Leave out the pictures and restate the rest of the data exactly.
-- BEGIN Data segment --
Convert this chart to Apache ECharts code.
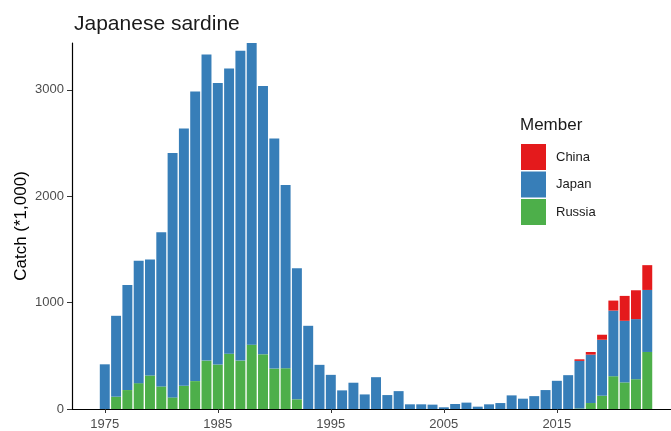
<!DOCTYPE html>
<html>
<head>
<meta charset="utf-8">
<script src="https://cdn.jsdelivr.net/npm/echarts@6/dist/echarts.min.js"></script>
<style>
html,body{margin:0;padding:0;background:#fff;}
#chart{width:671px;height:431px;}
</style>
</head>
<body>
<div id="chart"></div>
<script>
var years = [1975,1976,1977,1978,1979,1980,1981,1982,1983,1984,1985,1986,1987,1988,1989,1990,1991,1992,1993,1994,1995,1996,1997,1998,1999,2000,2001,2002,2003,2004,2005,2006,2007,2008,2009,2010,2011,2012,2013,2014,2015,2016,2017,2018,2019,2020,2021,2022,2023];
var russia = [0,116,178,243,315,212,109,218,262,455,418,520,455,605,514,380,383,91,0,0,0,0,0,0,0,0,0,0,0,0,0,0,0,0,0,0,0,0,0,0,0,0,5,56,125,308,250,280,536];
var japan = [420,760,987,1150,1090,1449,2296,2418,2723,2876,2645,2680,2913,2835,2521,2162,1723,1233,782,415,321,175,247,137,299,131,168,44,44,41,16,47,60,22,44,56,128,97,121,178,265,318,447,455,526,617,579,565,583];
var china = [0,0,0,0,0,0,0,0,0,0,0,0,0,0,0,0,0,0,0,0,0,0,0,0,0,0,0,0,0,0,0,0,0,0,0,0,0,0,0,0,0,0,15,25,47,94,234,271,233];
var xTicks = [1975,1985,1995,2005,2015];
var yTicks = [0,1000,2000,3000];

var FONT = 'Liberation Sans, Arial, sans-serif';
var COLORS = {China:'#E41A1C', Japan:'#377EB8', Russia:'#4DAF4A'};

// stack segments: [year, base, top]
function segments(vals, below){
  return years.map(function(y, i){
    var b = 0;
    below.forEach(function(arr){ b += arr[i]; });
    return [y, b, b + vals[i]];
  });
}

function barItem(color){
  return function(params, api){
    var x = api.value(0), b = api.value(1), t = api.value(2);
    if (t <= b) return null;
    var p0 = api.coord([x, b]), p1 = api.coord([x, t]);
    var w = api.size([0.88, 0])[0];
    return {type:'rect', shape:{x:p0[0]-w/2, y:p1[1], width:w, height:p0[1]-p1[1]},
      style:{fill:color}};
  };
}

function seriesFor(name, vals, below){
  return {name:name, type:'custom', renderItem:barItem(COLORS[name]),
    itemStyle:{color:COLORS[name]}, encode:{x:0, y:[1,2]},
    data:segments(vals, below)};
}

var chart = echarts.init(document.getElementById('chart'), null, {renderer:'canvas'});
chart.setOption({
  animation:false,
  backgroundColor:'#fff',
  textStyle:{fontFamily:FONT},
  title:{text:'Japanese sardine', left:74, top:14, padding:0,
    textStyle:{fontFamily:FONT, fontSize:21, fontWeight:'normal', color:'#1a1a1a'}},
  graphic:[{type:'text', left:520, top:117,
    style:{text:'Member', fontFamily:FONT, fontSize:17, fill:'#1a1a1a'}}],
  legend:{
    data:['China','Japan','Russia'], orient:'vertical', left:521, top:144,
    itemWidth:25, itemHeight:26, itemGap:1.5, padding:0, icon:'rect',
    textStyle:{fontFamily:FONT, fontSize:13, color:'#1a1a1a', padding:[0,0,0,5]}
  },
  grid:{left:72, right:0, top:43, bottom:20, containLabel:false},
  xAxis:{
    type:'value', min:1972.1, max:2025.1,
    axisLine:{lineStyle:{color:'#000', width:1.2}},
    axisTick:{show:true, length:4, lineStyle:{color:'#333'}, customValues:xTicks},
    axisLabel:{color:'#4d4d4d', fontSize:13, fontFamily:FONT, margin:9, customValues:xTicks,
      formatter:function(v){return String(v);}},
    splitLine:{show:false}
  },
  yAxis:{
    type:'value', min:0, max:3440,
    name:'Catch (*1,000)', nameLocation:'middle', nameGap:42, nameMoveOverlap:false,
    nameTextStyle:{fontFamily:FONT, fontSize:17, color:'#000'},
    axisLine:{show:true, lineStyle:{color:'#000', width:1.2}},
    axisTick:{show:true, length:5, lineStyle:{color:'#333'}, customValues:yTicks},
    axisLabel:{color:'#4d4d4d', fontSize:13, fontFamily:FONT, margin:8, customValues:yTicks,
      formatter:function(v){return String(v);}},
    splitLine:{show:false}
  },
  series:[
    seriesFor('Russia', russia, []),
    seriesFor('Japan', japan, [russia]),
    seriesFor('China', china, [russia, japan])
  ]
});
</script>
</body>
</html>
-- END Data segment --
Exercise result
Convert this chart to Apache ECharts code.
<!DOCTYPE html>
<html>
<head>
<meta charset="utf-8">
<script src="https://cdn.jsdelivr.net/npm/echarts@6/dist/echarts.min.js"></script>
<style>
html,body{margin:0;padding:0;background:#fff;}
#chart{width:671px;height:431px;}
</style>
</head>
<body>
<div id="chart"></div>
<script>
var years = [1975,1976,1977,1978,1979,1980,1981,1982,1983,1984,1985,1986,1987,1988,1989,1990,1991,1992,1993,1994,1995,1996,1997,1998,1999,2000,2001,2002,2003,2004,2005,2006,2007,2008,2009,2010,2011,2012,2013,2014,2015,2016,2017,2018,2019,2020,2021,2022,2023];
var russia = [0,116,178,243,315,212,109,218,262,455,418,520,455,605,514,380,383,91,0,0,0,0,0,0,0,0,0,0,0,0,0,0,0,0,0,0,0,0,0,0,0,0,5,56,125,308,250,280,536];
var japan = [420,760,987,1150,1090,1449,2296,2418,2723,2876,2645,2680,2913,2835,2521,2162,1723,1233,782,415,321,175,247,137,299,131,168,44,44,41,16,47,60,22,44,56,128,97,121,178,265,318,447,455,526,617,579,565,583];
var china = [0,0,0,0,0,0,0,0,0,0,0,0,0,0,0,0,0,0,0,0,0,0,0,0,0,0,0,0,0,0,0,0,0,0,0,0,0,0,0,0,0,0,15,25,47,94,234,271,233];
var xTicks = [1975,1985,1995,2005,2015];
var yTicks = [0,1000,2000,3000];

var FONT = 'Liberation Sans, Arial, sans-serif';
var COLORS = {China:'#E41A1C', Japan:'#377EB8', Russia:'#4DAF4A'};

// stack segments: [year, base, top]
function segments(vals, below){
  return years.map(function(y, i){
    var b = 0;
    below.forEach(function(arr){ b += arr[i]; });
    return [y, b, b + vals[i]];
  });
}

function barItem(color){
  return function(params, api){
    var x = api.value(0), b = api.value(1), t = api.value(2);
    if (t <= b) return null;
    var p0 = api.coord([x, b]), p1 = api.coord([x, t]);
    var w = api.size([0.88, 0])[0];
    return {type:'rect', shape:{x:p0[0]-w/2, y:p1[1], width:w, height:p0[1]-p1[1]},
      style:{fill:color}};
  };
}

function seriesFor(name, vals, below){
  return {name:name, type:'custom', renderItem:barItem(COLORS[name]),
    itemStyle:{color:COLORS[name]}, encode:{x:0, y:[1,2]},
    data:segments(vals, below)};
}

var chart = echarts.init(document.getElementById('chart'), null, {renderer:'canvas'});
chart.setOption({
  animation:false,
  backgroundColor:'#fff',
  textStyle:{fontFamily:FONT},
  title:{text:'Japanese sardine', left:74, top:14, padding:0,
    textStyle:{fontFamily:FONT, fontSize:21, fontWeight:'normal', color:'#1a1a1a'}},
  graphic:[{type:'text', left:520, top:117,
    style:{text:'Member', fontFamily:FONT, fontSize:17, fill:'#1a1a1a'}}],
  legend:{
    data:['China','Japan','Russia'], orient:'vertical', left:521, top:144,
    itemWidth:25, itemHeight:26, itemGap:1.5, padding:0, icon:'rect',
    textStyle:{fontFamily:FONT, fontSize:13, color:'#1a1a1a', padding:[0,0,0,5]}
  },
  grid:{left:72, right:0, top:43, bottom:20, containLabel:false},
  xAxis:{
    type:'value', min:1972.1, max:2025.1,
    axisLine:{lineStyle:{color:'#000', width:1.2}},
    axisTick:{show:true, length:4, lineStyle:{color:'#333'}, customValues:xTicks},
    axisLabel:{color:'#4d4d4d', fontSize:13, fontFamily:FONT, margin:9, customValues:xTicks,
      formatter:function(v){return String(v);}},
    splitLine:{show:false}
  },
  yAxis:{
    type:'value', min:0, max:3440,
    name:'Catch (*1,000)', nameLocation:'middle', nameGap:42, nameMoveOverlap:false,
    nameTextStyle:{fontFamily:FONT, fontSize:17, color:'#000'},
    axisLine:{show:true, lineStyle:{color:'#000', width:1.2}},
    axisTick:{show:true, length:5, lineStyle:{color:'#333'}, customValues:yTicks},
    axisLabel:{color:'#4d4d4d', fontSize:13, fontFamily:FONT, margin:8, customValues:yTicks,
      formatter:function(v){return String(v);}},
    splitLine:{show:false}
  },
  series:[
    seriesFor('Russia', russia, []),
    seriesFor('Japan', japan, [russia]),
    seriesFor('China', china, [russia, japan])
  ]
});
</script>
</body>
</html>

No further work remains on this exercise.